Mr. Erdan vividly recounted the Oct. 7 attacks, describing a scene of killings, rapes, torture, and brutalization of civilians, labeling it a “pogrom.” He highlighted that over 220 individuals from various countries, including Holocaust survivors and even a nine-month-old baby, were taken hostage. At one point, he presented a graphic video allegedly taken by Hamas showing a Hamas member attempting to decapitate an agricultural worker using a hoe.
Mr. Erdan insisted that the war would end immediately if Hamas released the hostages, surrendered their weapons, and turned themselves in. He questioned the absence of U.N. resolutions demanding such actions. He rejected calls for a cease-fire on the ground, arguing that Hamas would use the opportunity to rearm and strike again. He also blamed Iran for arming, financing, and training Hamas.
Mr. Mansour, the Palestinian representative, directly responded to a speech by the Israeli foreign minister, Eli Cohen, made at the U.N. Security Council earlier this week.

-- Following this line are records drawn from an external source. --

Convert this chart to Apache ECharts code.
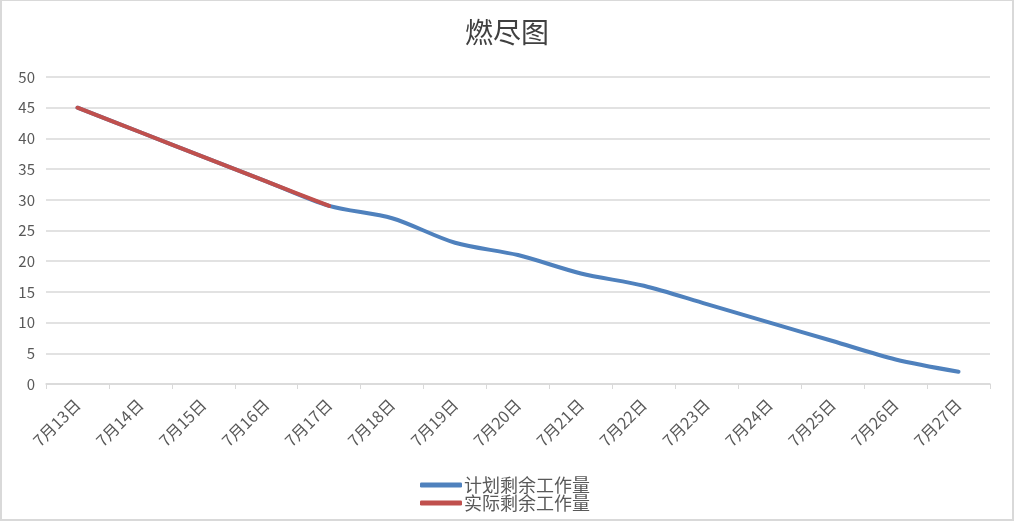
<!DOCTYPE html>
<html>
<head>
<meta charset="utf-8">
<script src="https://cdn.jsdelivr.net/npm/echarts@6/dist/echarts.min.js"></script>
<style>
html, body { margin: 0; padding: 0; background: #fff; }
#chart { width: 1014px; height: 521px; box-sizing: border-box; border: 2px solid #d9d9d9; border-top-width: 1px; }
</style>
</head>
<body>
<div id="chart"></div>
<script>
// 日期
var days = ['7月13日', '7月14日', '7月15日', '7月16日', '7月17日', '7月18日', '7月19日', '7月20日',
    '7月21日', '7月22日', '7月23日', '7月24日', '7月25日', '7月26日', '7月27日'];
// 计划剩余工作量
var planLeft = [45, 41, 37, 33, 29, 27, 23, 21, 18, 16, 13, 10, 7, 4, 2];
// 实际剩余工作量
var actualLeft = [45, 41, 37, 33, 29];
var yTicks = { min: 0, max: 50, step: 5 };

var chart = echarts.init(document.getElementById('chart'));
var font = '"Noto Sans CJK SC", "Open Sans", sans-serif';

var option = {
    animation: false,
    textStyle: { fontFamily: font },
    title: {
        text: '燃尽图',
        left: 'center',
        top: 12,
        textStyle: {
            fontFamily: font,
            fontSize: 28,
            fontWeight: 'normal',
            color: '#404040'
        }
    },
    legend: {
        orient: 'vertical',
        left: 413,
        top: 470,
        itemGap: 0,
        itemWidth: 42,
        itemHeight: 5,
        icon: 'roundRect',
        textStyle: {
            fontFamily: font,
            fontSize: 18,
            lineHeight: 16,
            color: '#595959',
            padding: [0, 0, 0, -3]
        },
        data: ['计划剩余工作量', '实际剩余工作量']
    },
    grid: {
        left: 44,
        right: 22,
        top: 76,
        bottom: 135,
        containLabel: false
    },
    xAxis: {
        type: 'category',
        data: days,
        boundaryGap: true,
        axisLine: { lineStyle: { color: '#d9d9d9', width: 1.5 } },
        axisTick: { show: true, length: 5, lineStyle: { color: '#d9d9d9' } },
        axisLabel: {
            rotate: 45,
            interval: 0,
            margin: 18,
            fontSize: 16,
            color: '#595959',
            fontFamily: font
        }
    },
    yAxis: {
        type: 'value',
        min: yTicks.min,
        max: yTicks.max,
        interval: yTicks.step,
        axisLine: { show: false },
        axisTick: { show: false },
        axisLabel: {
            margin: 11,
            fontSize: 15,
            color: '#595959',
            fontFamily: font
        },
        splitLine: { lineStyle: { color: '#d9d9d9', width: 1.5 } }
    },
    series: [
        {
            name: '计划剩余工作量',
            type: 'line',
            data: planLeft,
            smooth: 0.3,
            showSymbol: false,
            symbol: 'none',
            itemStyle: { color: '#4f81bd' },
            lineStyle: { color: '#4f81bd', width: 4, cap: 'round' },
            z: 2
        },
        {
            name: '实际剩余工作量',
            type: 'line',
            data: actualLeft,
            smooth: 0.3,
            showSymbol: false,
            symbol: 'none',
            itemStyle: { color: '#c0504d' },
            lineStyle: { color: '#c0504d', width: 4, cap: 'round' },
            z: 3
        }
    ]
};
chart.setOption(option);
</script>
</body>
</html>
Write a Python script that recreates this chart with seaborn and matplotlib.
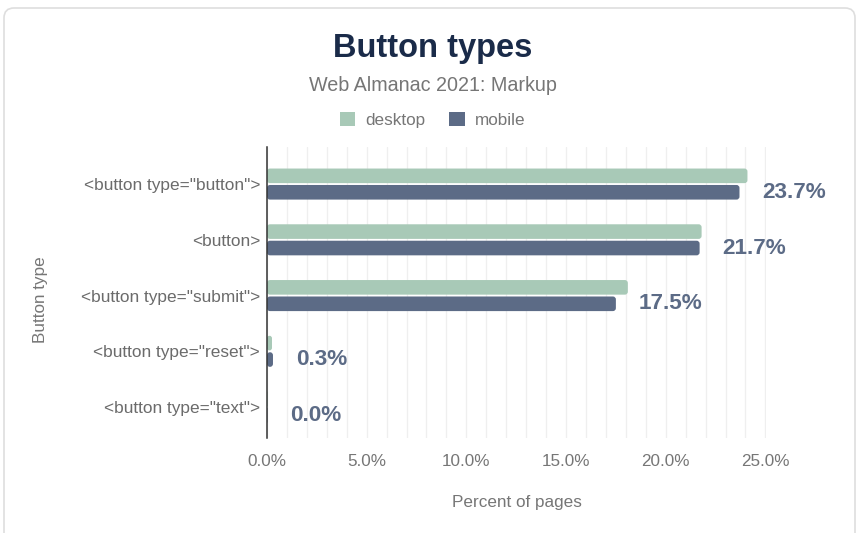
import matplotlib
matplotlib.use("Agg")
import matplotlib.pyplot as plt
import seaborn as sns
import pandas as pd
from matplotlib.patches import FancyBboxPatch, Patch
from matplotlib.ticker import FuncFormatter, MultipleLocator, FixedLocator
from matplotlib.transforms import IdentityTransform

# ---------------- data ----------------
categories = ['<button type="button">', '<button>', '<button type="submit">',
              '<button type="reset">', '<button type="text">']
desktop = [24.1, 21.8, 18.1, 0.25, 0.03]
mobile = [23.7, 21.7, 17.5, 0.3, 0.02]
series = ["desktop", "mobile"]
x_ticks = [0, 5, 10, 15, 20, 25]

title = "Button types"
subtitle = "Web Almanac 2021: Markup"
x_label = "Percent of pages"
y_label = "Button type"

GREEN = "#a8c9b7"
NAVY = "#5c6b86"
TITLE_C = "#1a2b49"
GRAY = "#767676"

df = pd.DataFrame({
    "Button type": categories * 2,
    "Percent": desktop + mobile,
    "device": [series[0]] * len(desktop) + [series[1]] * len(mobile),
})

sns.set_theme(style="white")
plt.rcParams['font.family'] = ['Liberation Sans', 'DejaVu Sans']

W, H = 859, 533
fig = plt.figure(figsize=(W / 100, H / 100), dpi=100)
fig.patch.set_facecolor("white")

# card border
card = FancyBboxPatch((4, -30), 851, 555, boxstyle="round,pad=0,rounding_size=10",
                      transform=IdentityTransform(), facecolor="white",
                      edgecolor="#dedede", linewidth=1.2, zorder=0)
fig.add_artist(card)

ax_left, ax_right, ax_top, ax_bot = 267, 766, 146.7, 438.3
ax = fig.add_axes([ax_left / W, 1 - ax_bot / H, (ax_right - ax_left) / W, (ax_bot - ax_top) / H])
ax.set_facecolor("none")

sns.barplot(data=df, y="Button type", x="Percent", hue="device", order=categories,
            hue_order=series, palette=[GREEN, NAVY], orient="h", width=0.59, gap=0.112,
            saturation=1, errorbar=None, legend=False, ax=ax)

xmax = 25.03
ax.set_xlim(0, xmax)
ax.set_ylim(4.56, -0.67)

ax.xaxis.set_major_locator(FixedLocator(x_ticks))
ax.xaxis.set_minor_locator(MultipleLocator(1))
ax.xaxis.set_major_formatter(FuncFormatter(lambda v, p: f"{v:.1f}%"))
ax.grid(True, axis="x", which="both", color="#efefef", linewidth=0.9)
ax.set_axisbelow(True)
ax.tick_params(axis="x", which="both", length=0, pad=11.5, labelsize=12.3, labelcolor=GRAY)
ax.tick_params(axis="y", length=0, pad=5, labelsize=12.4, labelcolor="#6b6b6b")
for s in ["top", "right", "bottom"]:
    ax.spines[s].set_visible(False)
ax.spines["left"].set_color("#333333")
ax.spines["left"].set_linewidth(1.1)
ax.spines["left"].set_zorder(5)
ax.set_xlabel("")
ax.set_ylabel("")

# value labels next to mobile bars
for bar, v in zip(ax.containers[1], mobile):
    yc = bar.get_y() + bar.get_height() / 2
    ax.annotate(f"{v:.1f}%", xy=(bar.get_x() + bar.get_width(), yc), xytext=(16.5, 0),
                textcoords="offset points", ha="left", va="center", fontsize=16.2,
                fontweight="bold", color=NAVY, annotation_clip=False)

# rounded corners on the bars
px_x = (ax_right - ax_left) / xmax
px_y = (ax_bot - ax_top) / (4.56 + 0.67)
asp = px_x / px_y
r_px = 3.0
for cont in ax.containers:
    for bar in cont:
        x0, y0, w, h = bar.get_x(), bar.get_y(), bar.get_width(), bar.get_height()
        r = min(r_px / px_x, w / 2, (h / asp) / 2)
        fb = FancyBboxPatch((x0, y0), w, h, boxstyle=f"round,pad=0,rounding_size={r}",
                            mutation_aspect=asp, facecolor=bar.get_facecolor(),
                            edgecolor="none", zorder=3)
        ax.add_patch(fb)
        bar.set_visible(False)

# titles and labels
fig.text(432.5 / W, 1 - 48 / H, title, ha="center", va="center", fontsize=23.5,
         fontweight="bold", color=TITLE_C)
fig.text(433 / W, 1 - 85 / H, subtitle, ha="center", va="center", fontsize=14.2, color=GRAY)
fig.text((ax_left + ax_right) / 2 / W, 1 - 502 / H, x_label, ha="center", va="center",
         fontsize=12.3, color=GRAY)
fig.text(40 / W, 1 - 300 / H, y_label, ha="center", va="center", rotation=90,
         fontsize=12.3, color=GRAY)

handles = [Patch(facecolor=c, edgecolor="none") for c in [GREEN, NAVY]]
fig.legend(handles, series, loc="center", bbox_to_anchor=(432.5 / W, 1 - 120 / H), ncol=2,
           frameon=False, fontsize=12.3, handlelength=0.9, handleheight=0.9,
           handletextpad=0.6, columnspacing=1.4, labelcolor=GRAY)

fig.savefig("out.png", dpi=100, facecolor="white")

Mr. Cohen called for the return of Israeli hostages, but as Mr. Mansour pointed out, “for millions of Palestinians, there is no home to go back to… for thousands, there is no family left to embrace.”
“He spoke of how horrendous it is to kill civilians,” Mr. Mansour continued, “right before justifying the killing of thousands of Palestinian civilians. He mentioned the fear experienced by people during rocket attacks, but Israeli bombs have spared no part of Gaza.”
The special session commenced with Ambassador Dennis Francis of Trinidad and Tobago, the current president of the General Assembly, calling for an immediate cease-fire to allow more humanitarian aid into Gaza. He condemned Hamas’s attacks on Israel while expressing deep concern over the relentless bombardment of the Gaza Strip by Israel.
Representatives from Jordan and Iran, among other nations, also addressed the emergency special session before it adjourned. The session is set to resume on Friday, when a vote on a draft resolution brought by Jordan and the Arab Group, urging an immediate cease-fire and compliance with international humanitarian law, is expected.
While General Assembly resolutions are not legally binding, they carry significant symbolic weight.
Ayman Safadi, Jordan’s foreign minister, urged members of the assembly to “take a stand” and vote in favor of the resolution, even though he acknowledged that “we all know Israel will ignore it.”
“The right to self-defense does not grant immunity for killing. Collective punishment is not self-defense – it is a war crime,” he stated, adding that “Israel cannot be exempt from the law.”